California State University is starting an online program this fall that will let students on any of the system’s 23 campuses enroll in online courses offered by another campus to obtain credits they need to graduate, the Los Angeles Times reports. Officials hope the program will help students who have been shut out of hard-to-get classes find the courses they need and graduate faster.
The classes are not MOOCs, the massive open online courses that have been highly controversial on some Cal State campuses. Institutions that offer the courses will control class size and, in most cases, make sure they are filled to capacity at 25 to 30 students.
The program will start out with 36 classes in high-demand subjects like biology, physical geography, statistics, astronomy, and business finance. “Potentially, a few hundred or a thousand could participate,” Michael Uhlenkamp, a Cal State spokesman, told the newspaper. Officials will be watching to see what the participation rate is, he said. Many students have already registered for their classes this fall, however, and may be unable to take advantage of the program.
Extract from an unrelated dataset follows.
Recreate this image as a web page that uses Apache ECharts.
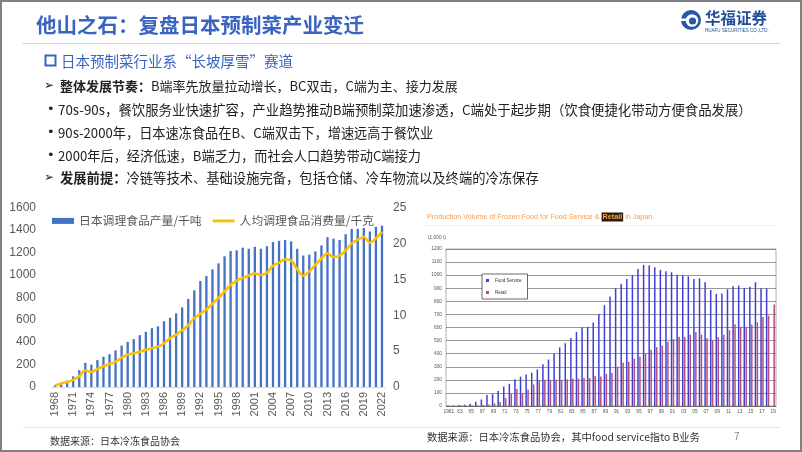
<!DOCTYPE html>
<html><head><meta charset="utf-8">
<script src="https://cdn.jsdelivr.net/npm/echarts@6/dist/echarts.min.js"></script>
<style>html,body{margin:0;padding:0;background:#fff}#c{width:802px;height:452px}</style>
</head><body><div id="c"></div>
<script>
// ---------- Left chart data ----------
const leftYears = ['1968','1969','1970','1971','1972','1973','1974','1975','1976','1977',
'1978','1979','1980','1981','1982','1983','1984','1985','1986','1987',
'1988','1989','1990','1991','1992','1993','1994','1995','1996','1997',
'1998','1999','2000','2001','2002','2003','2004','2005','2006','2007',
'2008','2009','2010','2011','2012','2013','2014','2015','2016','2017',
'2018','2019','2020','2021','2022'];
const productionKt = [15,36,57,95,150,215,200,240,270,292,
327,369,402,427,462,492,524,541,586,617,
656,710,785,862,945,989,1049,1102,1165,1212,
1218,1242,1232,1250,1232,1255,1292,1303,1310,1298,
1232,1172,1180,1208,1262,1336,1322,1310,1362,1410,
1410,1418,1386,1428,1438];
const perCapitaKg = [0.2,0.5,0.7,1.0,1.5,2.3,2.1,2.5,2.9,3.2,
3.5,4.1,4.5,4.7,4.9,5.2,5.4,5.6,6.1,6.8,
7.3,7.9,8.6,9.6,10.2,10.8,11.6,12.4,13.3,14.2,
14.8,15.2,15.5,15.8,15.6,15.9,16.9,17.3,17.8,17.6,
16.4,15.5,16.1,17.0,17.9,18.6,18.1,18.3,19.0,20.0,
20.5,20.9,20.1,20.7,21.6];
const leftNames = ['日本调理食品产量/千吨','人均调理食品消费量/千克'];

// ---------- Right chart data ----------
const rightYears = ['1961','1962','1963','1964','1965','1966','1967','1968','1969','1970',
'1971','1972','1973','1974','1975','1976','1977','1978','1979','1980',
'1981','1982','1983','1984','1985','1986','1987','1988','1989','1990',
'1991','1992','1993','1994','1995','1996','1997','1998','1999','2000',
'2001','2002','2003','2004','2005','2006','2007','2008','2009','2010',
'2011','2012','2013','2014','2015','2016','2017','2018','2019'];
const foodService = [3,5,8,10,18,32,50,85,90,115,
150,170,205,225,240,255,280,320,355,400,
448,480,520,565,600,605,638,704,770,836,
900,933,971,1000,1047,1078,1075,1060,1040,1030,
1022,1004,1000,991,971,976,946,887,856,860,
892,915,920,902,912,946,900,897,null];
const retail = [0,0,1,1,3,5,8,12,20,30,
60,95,130,100,125,165,195,200,200,200,
200,205,210,210,215,215,230,225,245,255,
300,330,338,362,376,400,430,450,462,490,
512,530,528,546,566,545,518,505,525,545,
580,624,605,605,622,640,680,690,775];
const rightNames = ['Food Service','Retail'];

const CJK = '"Noto Sans CJK SC", "DejaVu Sans", sans-serif';
const LAT = '"Liberation Sans", Arial, sans-serif';

function txt(x, y, text, font, fill, extra) {
  return Object.assign({type:'text', x:x, y:y, silent:true,
    style: Object.assign({text:text, font:font, fill:fill, verticalAlign:'middle', align:'left'}, extra||{})});
}
const plain = function(v){ return String(v); };

const chart = echarts.init(document.getElementById('c'), null, {renderer:'canvas'});
const option = {
  backgroundColor:'#ffffff',
  animation:false,
  legend:[{
    data:[{name:leftNames[0], icon:'rect'}, {name:leftNames[1], icon:'path://M0,0H24V3H0Z'}],
    left:47, top:210, itemWidth:22, itemHeight:6, itemGap:11,
    textStyle:{fontSize:11.8, color:'#595959', fontFamily:CJK}
  },{
    data:rightNames, orient:'vertical', left:482, top:274,
    backgroundColor:'#fff', borderColor:'#444', borderWidth:0.8,
    padding:[4,6,4,4], itemWidth:3, itemHeight:3, itemGap:7, icon:'rect',
    textStyle:{fontSize:4.5, color:'#333', fontFamily:LAT, padding:[0,0,0,1]}
  }],
  grid:[
    {left:52, top:207.5, width:333, height:179.5},
    {left:446, top:249, width:330, height:157, show:true, borderColor:'#999', borderWidth:0.8, backgroundColor:'#fff'}
  ],
  xAxis:[{
    type:'category', gridIndex:0, data:leftYears,
    axisTick:{show:false}, axisLine:{lineStyle:{color:'#d9d9d9'}},
    axisLabel:{rotate:90, interval:2, fontSize:11, color:'#595959', margin:5, fontFamily:LAT}
  },{
    type:'category', gridIndex:1, data:rightYears,
    axisTick:{show:false}, axisLine:{lineStyle:{color:'#666', width:0.8}},
    axisLabel:{interval:1, fontSize:4.8, color:'#555', margin:3, fontFamily:LAT,
      formatter:function(v,i){return i===0? v : v.slice(2);}}
  }],
  yAxis:[{
    type:'value', gridIndex:0, min:0, max:1600, interval:200,
    splitLine:{show:false}, axisLine:{show:false}, axisTick:{show:false},
    axisLabel:{fontSize:12, color:'#595959', margin:16, fontFamily:LAT, formatter:plain}
  },{
    type:'value', gridIndex:0, min:0, max:25, interval:5, position:'right',
    splitLine:{show:false}, axisLine:{show:false}, axisTick:{show:false},
    axisLabel:{fontSize:12, color:'#595959', margin:8, fontFamily:LAT, formatter:plain}
  },{
    type:'value', gridIndex:1, min:0, max:1200, interval:100,
    splitLine:{lineStyle:{color:'#6a6a6a', width:0.7}}, axisLine:{show:false}, axisTick:{show:false},
    axisLabel:{fontSize:4.8, color:'#555', margin:4, fontFamily:LAT, formatter:plain}
  }],
  series:[{
    name:leftNames[0], type:'bar', xAxisIndex:0, yAxisIndex:0, data:productionKt,
    barWidth:2.3, itemStyle:{color:'#4472C4'}
  },{
    name:leftNames[1], type:'line', xAxisIndex:0, yAxisIndex:1, data:perCapitaKg,
    smooth:0.4, symbol:'none', lineStyle:{color:'#FFC000', width:2.6}, itemStyle:{color:'#FFC000'}
  },{
    name:rightNames[0], type:'bar', xAxisIndex:1, yAxisIndex:2, data:foodService,
    barWidth:1.5, barGap:'30%', itemStyle:{color:'#3f3fd6'}
  },{
    name:rightNames[1], type:'bar', xAxisIndex:1, yAxisIndex:2, data:retail,
    barWidth:1.5, itemStyle:{color:'#b54f80'}
  }],
  graphic:[
    {type:'rect', shape:{x:1,y:1,width:800,height:450}, style:{fill:'none', stroke:'#808080', lineWidth:2}, silent:true},
    txt(36, 25, '他山之石：复盘日本预制菜产业变迁', 'bold 20.5px '+CJK, '#3b64c0'),
    {type:'line', shape:{x1:22,y1:43.5,x2:780,y2:43.5}, style:{stroke:'#d9d9d9', lineWidth:1}, silent:true},
    {type:'circle', shape:{cx:691, cy:20, r:10}, style:{fill:'#2657a8'}, silent:true},
    {type:'circle', shape:{cx:692, cy:20.5, r:6.3}, style:{fill:'#fff'}, silent:true},
    {type:'circle', shape:{cx:692.5, cy:21, r:3.6}, style:{fill:'#2657a8'}, silent:true},
    {type:'rect', shape:{x:681,y:18.5,width:6,height:2.5}, style:{fill:'#fff'}, silent:true},
    txt(705, 18, '华福证券', 'bold 15.5px '+CJK, '#1f4e9c'),
    txt(705, 31, 'HUAFU SECURITIES CO.,LTD.', '4.5px '+LAT, '#1f4e9c'),
    {type:'rect', shape:{x:45.5,y:55.5,width:10,height:10}, style:{fill:'none', stroke:'#3b64c0', lineWidth:2}, silent:true},
    txt(61, 61, '日本预制菜行业系“长坡厚雪”赛道', '14.5px '+CJK, '#3b64c0'),
    txt(44, 86, '➢', '12px "DejaVu Sans", sans-serif', '#222'),
    txt(60, 86, '整体发展节奏：', 'bold 13px '+CJK, '#222'),
    txt(151, 86, 'B端率先放量拉动增长，BC双击，C端为主、接力发展', '13px '+CJK, '#222'),
    txt(47, 110, '•', '13px "DejaVu Sans", sans-serif', '#222'),
    txt(58, 110, '70s-90s，餐饮服务业快速扩容，产业趋势推动B端预制菜加速渗透，C端处于起步期（饮食便捷化带动方便食品发展）', '13.4px '+CJK, '#222'),
    txt(47, 133, '•', '13px "DejaVu Sans", sans-serif', '#222'),
    txt(58, 133, '90s-2000年，日本速冻食品在B、C端双击下，增速远高于餐饮业', '13.2px '+CJK, '#222'),
    txt(47, 156, '•', '13px "DejaVu Sans", sans-serif', '#222'),
    txt(58, 156, '2000年后，经济低速，B端乏力，而社会人口趋势带动C端接力', '13.2px '+CJK, '#222'),
    txt(44, 178, '➢', '12px "DejaVu Sans", sans-serif', '#222'),
    txt(60, 178, '发展前提：', 'bold 13.3px '+CJK, '#222'),
    txt(126.5, 178, '冷链等技术、基础设施完备，包括仓储、冷车物流以及终端的冷冻保存', '13.3px '+CJK, '#222'),
    {type:'text', x:427, y:217, silent:true, style:{
      text:'Production Volume of Frozen Food for Food Service & {h|Retail} in Japan',
      font:'7.2px '+LAT, fill:'#eea050', verticalAlign:'middle',
      rich:{h:{backgroundColor:'#2b1a0c', fill:'#f5a84a', font:'bold 7.2px '+LAT, padding:[1,1]}}}},
    {type:'line', shape:{x1:425,y1:225.5,x2:775,y2:225.5}, style:{stroke:'#eeeeee', lineWidth:1}, silent:true},
    txt(428, 238, '(1,000 t)', '4.8px '+LAT, '#555'),
    {type:'line', shape:{x1:23,y1:427.5,x2:780,y2:427.5}, style:{stroke:'#e3e3e3', lineWidth:1}, silent:true},
    txt(50, 441, '数据来源：日本冷冻食品协会', '10px '+CJK, '#333'),
    txt(427, 437, '数据来源：日本冷冻食品协会，其中food service指to B业务', '10.3px '+CJK, '#333'),
    txt(734, 437, '7', '10px '+LAT, '#888')
  ]
};
chart.setOption(option);
</script>
</body></html>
The bottleneck for hard-to-get classes developed during years of steep budget cuts for Cal State and other public colleges and universities in California. While the financial picture has brightened since voters approved new taxes in a referendum last fall, the long-beleaguered higher-education system is still recovering from the years of hard times. Gov. Jerry Brown and lawmakers have championed online courses as one way for campuses to cut costs.
In another sign of the improving fiscal climate, most Cal State campuses will accept applications for the spring term next year, officials said. Spring enrollments have been severely restricted or even closed in the past few years because of the budget cuts.